At first, it seemed like such an embarrassment. A brand new therapy for treating atrial fibrillation is slated as the day's Late Breaking Clinical Trial at the 2103 Scientific Sessions of the American College of Cardiology meeting. A "press release" containing the results of the trial is sent to investors at 6:30 AM PST, breaking a pre-specified embargo time of 9:10 AM PST. In response, the American College of Cardiology pulls the presentation.
And with that, the Twitterverse erupts. Scandal. Intrigue. An heir of deception. News organizations, some of whom have been on the receiving end of such scandal, snicker and publish accountings of the event, detail by gory detail. The principle investigator describes his disappointment as "an awful event" and doctors who attended the session feel "cheated," "penalized," and found the event "unhelpful."
And then the results (as they are known) appear anyway in the Wall Street Journal, on Forbes, and nearly a hundred other places on the Internet, instantly.

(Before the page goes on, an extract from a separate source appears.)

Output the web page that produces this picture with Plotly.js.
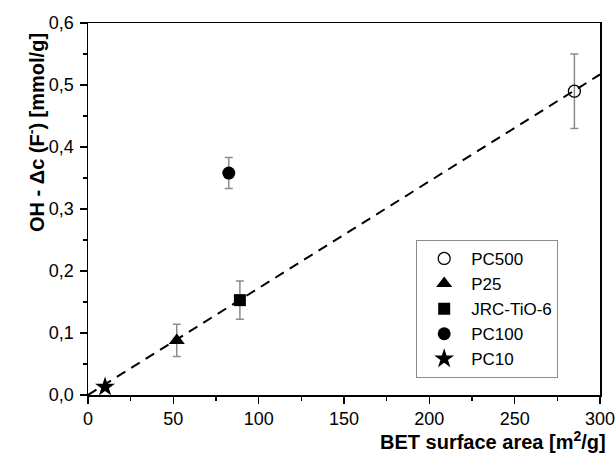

Can it get any better for marketing?
You see the Watchman device needs some help, especially in the era where at least one novel oral anticoagulant has shown not just equivalency, but a mortality advantage over warfarin, Watchman's trial comparator.
And Watchman has had the difficult time getting FDA approval even though its competitor's device, the Lariat, was (incredibly) already "approved" for sale in the US using the FDA's own 510k exemption.
So Boston Scientific should feel good about the negative buzz about their trial. It'll help overcome their sales headwind provided, of course, their device gets approved by the FDA.